前に使っていた携帯電話会社から黄色い封筒で料金の支払いを督促する「催告書」が届いた。身に覚えのない金額のため、詐欺業者による架空請求なのではないか、といった相談が掲示板「2ちゃんねる」に出て、複数のまとめサイトがそれを取り上げ騒ぎに発展した。
「催告書」は、不払い金の支払いを迫る最終通知書で、担当弁護士の名前が書かれ、応じない場合は法的手続きが始まるのだが、携帯電話会社の「催告書」「督促状」については、利用者の勘違いから「架空請求」とみなされることが多い。
黄色い封筒、弁護士の名前で直感的に「詐欺」
「前の携帯会社から催告書がきた」というスレッドが「2ちゃんねる」に立ったのは2017年1月21日。
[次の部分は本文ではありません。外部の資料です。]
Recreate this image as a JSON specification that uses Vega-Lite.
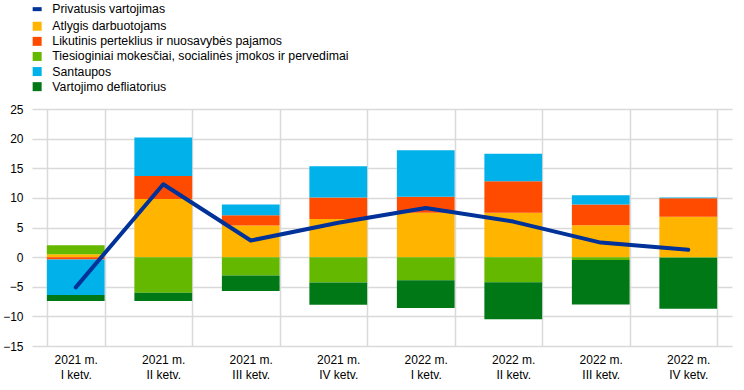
{
  "$schema": "https://vega.github.io/schema/vega-lite/v6.json",
  "width": 700,
  "height": 237,
  "autosize": {"type": "none"},
  "padding": {"left": 32, "top": 109, "right": 12, "bottom": 44},
  "background": "white",
  "config": {
    "view": {"stroke": null},
    "font": "Liberation Sans",
    "axis": {"labelFont": "Liberation Sans", "labelFontSize": 12, "labelColor": "#000000", "gridColor": "#d9d9d9", "gridWidth": 1.5, "domain": false, "ticks": false, "title": null}
  },
  "data": {
    "values": [
      {"q": "2021 m. I ketv.", "s": "Atlygis darbuotojams", "o": 1, "v": 0.5},
      {"q": "2021 m. I ketv.", "s": "Likutinis perteklius ir nuosavybės pajamos", "o": 2, "v": -0.4},
      {"q": "2021 m. I ketv.", "s": "Tiesioginiai mokesčiai, socialinės įmokos ir pervedimai", "o": 3, "v": 1.5},
      {"q": "2021 m. I ketv.", "s": "Santaupos", "o": 4, "v": -6.0},
      {"q": "2021 m. I ketv.", "s": "Vartojimo defliatorius", "o": 5, "v": -1.0},
      {"q": "2021 m. I ketv.", "s": "Privatusis vartojimas", "o": 0, "v": -5.1},

      {"q": "2021 m. II ketv.", "s": "Atlygis darbuotojams", "o": 1, "v": 9.8},
      {"q": "2021 m. II ketv.", "s": "Likutinis perteklius ir nuosavybės pajamos", "o": 2, "v": 3.9},
      {"q": "2021 m. II ketv.", "s": "Tiesioginiai mokesčiai, socialinės įmokos ir pervedimai", "o": 3, "v": -6.0},
      {"q": "2021 m. II ketv.", "s": "Santaupos", "o": 4, "v": 6.5},
      {"q": "2021 m. II ketv.", "s": "Vartojimo defliatorius", "o": 5, "v": -1.4},
      {"q": "2021 m. II ketv.", "s": "Privatusis vartojimas", "o": 0, "v": 12.3},

      {"q": "2021 m. III ketv.", "s": "Atlygis darbuotojams", "o": 1, "v": 5.35},
      {"q": "2021 m. III ketv.", "s": "Likutinis perteklius ir nuosavybės pajamos", "o": 2, "v": 1.7},
      {"q": "2021 m. III ketv.", "s": "Tiesioginiai mokesčiai, socialinės įmokos ir pervedimai", "o": 3, "v": -3.1},
      {"q": "2021 m. III ketv.", "s": "Santaupos", "o": 4, "v": 1.85},
      {"q": "2021 m. III ketv.", "s": "Vartojimo defliatorius", "o": 5, "v": -2.6},
      {"q": "2021 m. III ketv.", "s": "Privatusis vartojimas", "o": 0, "v": 2.8},

      {"q": "2021 m. IV ketv.", "s": "Atlygis darbuotojams", "o": 1, "v": 6.45},
      {"q": "2021 m. IV ketv.", "s": "Likutinis perteklius ir nuosavybės pajamos", "o": 2, "v": 3.6},
      {"q": "2021 m. IV ketv.", "s": "Tiesioginiai mokesčiai, socialinės įmokos ir pervedimai", "o": 3, "v": -4.3},
      {"q": "2021 m. IV ketv.", "s": "Santaupos", "o": 4, "v": 5.3},
      {"q": "2021 m. IV ketv.", "s": "Vartojimo defliatorius", "o": 5, "v": -3.75},
      {"q": "2021 m. IV ketv.", "s": "Privatusis vartojimas", "o": 0, "v": 5.8},

      {"q": "2022 m. I ketv.", "s": "Atlygis darbuotojams", "o": 1, "v": 7.5},
      {"q": "2022 m. I ketv.", "s": "Likutinis perteklius ir nuosavybės pajamos", "o": 2, "v": 2.7},
      {"q": "2022 m. I ketv.", "s": "Tiesioginiai mokesčiai, socialinės įmokos ir pervedimai", "o": 3, "v": -3.9},
      {"q": "2022 m. I ketv.", "s": "Santaupos", "o": 4, "v": 7.85},
      {"q": "2022 m. I ketv.", "s": "Vartojimo defliatorius", "o": 5, "v": -4.7},
      {"q": "2022 m. I ketv.", "s": "Privatusis vartojimas", "o": 0, "v": 8.3},

      {"q": "2022 m. II ketv.", "s": "Atlygis darbuotojams", "o": 1, "v": 7.5},
      {"q": "2022 m. II ketv.", "s": "Likutinis perteklius ir nuosavybės pajamos", "o": 2, "v": 5.3},
      {"q": "2022 m. II ketv.", "s": "Tiesioginiai mokesčiai, socialinės įmokos ir pervedimai", "o": 3, "v": -4.25},
      {"q": "2022 m. II ketv.", "s": "Santaupos", "o": 4, "v": 4.65},
      {"q": "2022 m. II ketv.", "s": "Vartojimo defliatorius", "o": 5, "v": -6.25},
      {"q": "2022 m. II ketv.", "s": "Privatusis vartojimas", "o": 0, "v": 6.0},

      {"q": "2022 m. III ketv.", "s": "Atlygis darbuotojams", "o": 1, "v": 5.4},
      {"q": "2022 m. III ketv.", "s": "Likutinis perteklius ir nuosavybės pajamos", "o": 2, "v": 3.5},
      {"q": "2022 m. III ketv.", "s": "Tiesioginiai mokesčiai, socialinės įmokos ir pervedimai", "o": 3, "v": -0.5},
      {"q": "2022 m. III ketv.", "s": "Santaupos", "o": 4, "v": 1.55},
      {"q": "2022 m. III ketv.", "s": "Vartojimo defliatorius", "o": 5, "v": -7.5},
      {"q": "2022 m. III ketv.", "s": "Privatusis vartojimas", "o": 0, "v": 2.45},

      {"q": "2022 m. IV ketv.", "s": "Atlygis darbuotojams", "o": 1, "v": 6.8},
      {"q": "2022 m. IV ketv.", "s": "Likutinis perteklius ir nuosavybės pajamos", "o": 2, "v": 3.15},
      {"q": "2022 m. IV ketv.", "s": "Tiesioginiai mokesčiai, socialinės įmokos ir pervedimai", "o": 3, "v": -0.1},
      {"q": "2022 m. IV ketv.", "s": "Santaupos", "o": 4, "v": 0.1},
      {"q": "2022 m. IV ketv.", "s": "Vartojimo defliatorius", "o": 5, "v": -8.6},
      {"q": "2022 m. IV ketv.", "s": "Privatusis vartojimas", "o": 0, "v": 1.25}
    ]
  },
  "encoding": {
    "x": {
      "field": "q", "type": "nominal", "sort": null,
      "scale": {"paddingInner": 0.34, "paddingOuter": 0.17},
      "axis": {"labelAngle": 0, "tickBand": "extent", "grid": true, "labelPadding": 8, "labelLineHeight": 15,
               "labelExpr": "[substring(datum.label, 0, 7), substring(datum.label, 8)]"}
    },
    "y": {
      "field": "v", "type": "quantitative",
      "scale": {"domain": [-15, 25], "nice": false, "zero": false},
      "axis": {"values": [-15, -10, -5, 0, 5, 10, 15, 20, 25], "grid": true, "labelPadding": 9}
    },
    "color": {
      "field": "s", "type": "nominal",
      "scale": {
        "domain": ["Privatusis vartojimas", "Atlygis darbuotojams", "Likutinis perteklius ir nuosavybės pajamos", "Tiesioginiai mokesčiai, socialinės įmokos ir pervedimai", "Santaupos", "Vartojimo defliatorius"],
        "range": ["#003299", "#FFB400", "#FF4B00", "#65B800", "#00B1EA", "#007816"]
      },
      "legend": {
        "title": null, "orient": "none", "legendX": -1, "legendY": -106, "padding": 0,
        "labelFont": "Liberation Sans", "labelFontSize": 12.3, "labelColor": "#000000",
        "symbolSize": 81, "labelOffset": 9, "rowPadding": 2.1, "labelLimit": 400,
        "encode": {
          "symbols": {"update": {
            "shape": {"signal": "datum.value === 'Privatusis vartojimas' ? 'M-1,0H1' : 'square'"},
            "fill": {"scale": "color", "field": "value"},
            "stroke": {"scale": "color", "field": "value"},
            "strokeWidth": {"signal": "datum.value === 'Privatusis vartojimas' ? 4 : 0"},
            "opacity": {"value": 1}
          }}
        }
      }
    }
  },
  "layer": [
    {
      "transform": [{"filter": "datum.s !== 'Privatusis vartojimas'"}],
      "mark": {"type": "bar", "opacity": 1},
      "encoding": {"order": {"field": "o", "type": "quantitative"}}
    },
    {
      "transform": [{"filter": "datum.s === 'Privatusis vartojimas'"}],
      "mark": {"type": "line", "strokeWidth": 4, "strokeCap": "round", "strokeJoin": "round"},
      "encoding": {}
    }
  ]
}
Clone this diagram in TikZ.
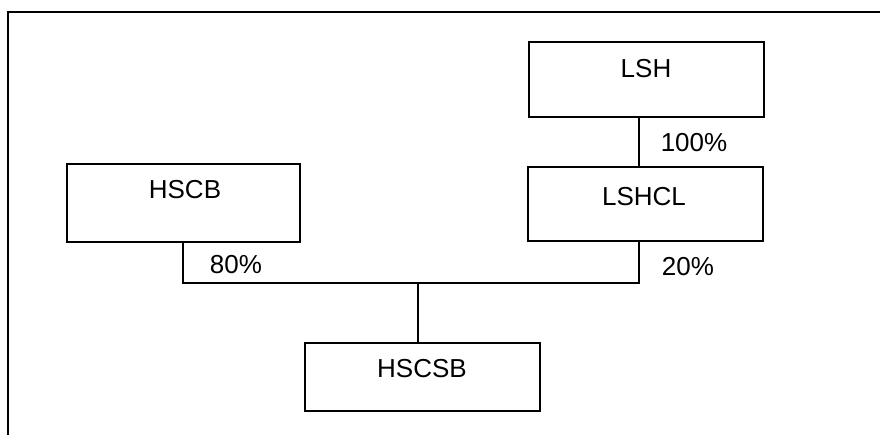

相談者は2年契約の途中で別の会社に乗り換えた。解約金が9500円というのは分かっていたが、請求されたのは3万円だった。「催告書」には3人の弁護士の名前と裁判によって強制執行する、という趣旨が書かれている。
「しっかりと会社名は書かれとるんや。だから詐欺業者なのかもわからん」
とし、消費者庁に電話をしたのだが、休日のため電話はつながらなかったという。
この相談に対して、「それ詐欺やろ」「それ払わんでええで」「警察に言え」など、架空請求と信じる人からのアドバイスが相次いだ。
しかし、乗換えをする前月と当月の電話料金が含まれるから3万円になるのは当然、といった説明とともに、
「ソフトバンクやろ?黄色い封筒が2回届いた後に赤い封筒が2回届くで」
「SoftBank 黄色い封筒←検索した結果wwwww」
と、それは正式の催告書という指摘も書き込まれた。
これが複数のまとめサイトに取り上げられたため、どっちなんだという騒ぎに発展した。
携帯電話各社はそれぞれ、形式は違うものの、不払い金の支払いを求める「催告書」や「督促状」を出しているが、なぜかソフトバンクだけ定期的にネット上で騒ぎになる。封筒の色、弁護士の名前、「法的手続き」という文章に驚き、身に覚えのない請求金額を見て、直感的に「架空請求」に結び付ける人がいるからだ。
「架空請求」と信じ込んで、届いた封筒や文書を写真に撮りネット上で公開する人もいるため、封筒に描かれた差出人の電話番号や郵便番号、弁護士の名前など全てがデタラメだと思っている人も多い。
実際にショップに行ったり、本社に電話して相談したりしている人もいるが、「債権」の回収は弁護士など特別なルートを使っているため、現場では分からないことがあり、それがまた「やっぱり架空請求」誤解を生む原因になっている。
2012年4月には孫正義社長を巻き込む同じような騒動があった。
赤い封筒もある
このときは、あるブロガーが孫社長に向け、「架空請求」の可能性があるから警察に通報しようと思っている、と自身のブログで訴えたことがきっかけだった。孫社長はツイッターで、6ヶ月以上の支払遅延者への督促は法律上、弁護士事務所から送られると説明し、封筒を送ったのはソフトバンクが契約している正規の法律事務所であり、個人情報漏れなども無いため安心して弁護士に問い合せして欲しいと訴え、「架空請求」を心配している人たちを納得させた。そして、
「大切なお客様に不要なご心配をおかけした事や不快な想いをさせてしまった事など本当に申し訳なく思います。社長である私の責任です。お詫びします」
と謝罪している。また、16年8月にも「架空請求」騒ぎがツイッター上であり、
「念の為電話番号や弁護士の名前等調べたところ詐欺でした」
などと報告され騒然となった。しかし、ネット上に現物の封筒の写真をアップされていたことで、ほどなくそれがソフトバンクから来た本物の封筒であることが分かったということで収まった。
便乗した架空請求が全くないとは言い切れないものの、利用者からすると、細かい契約の内容を把握していないところに、弁護士名での「催告書」が来ることで驚き、「架空請求」と思い込むケースが多いようだ。
J-CASTニュースが17年1月23日にソフトバンクに問い合わせたところ、同社広報は、
「詳細が分からないため、今回お問い合わせいただいた件と同一かは分かりかねますが、ソフトバンク株式会社として、支払遅延者に対して赤い封筒や黄色い封筒で料金のお支払をお願いする書面をお送りしています」
と回答した。
「催告書」が来たら、「架空請求」と早合点する前に、まず事実関係を確かめる必要がある。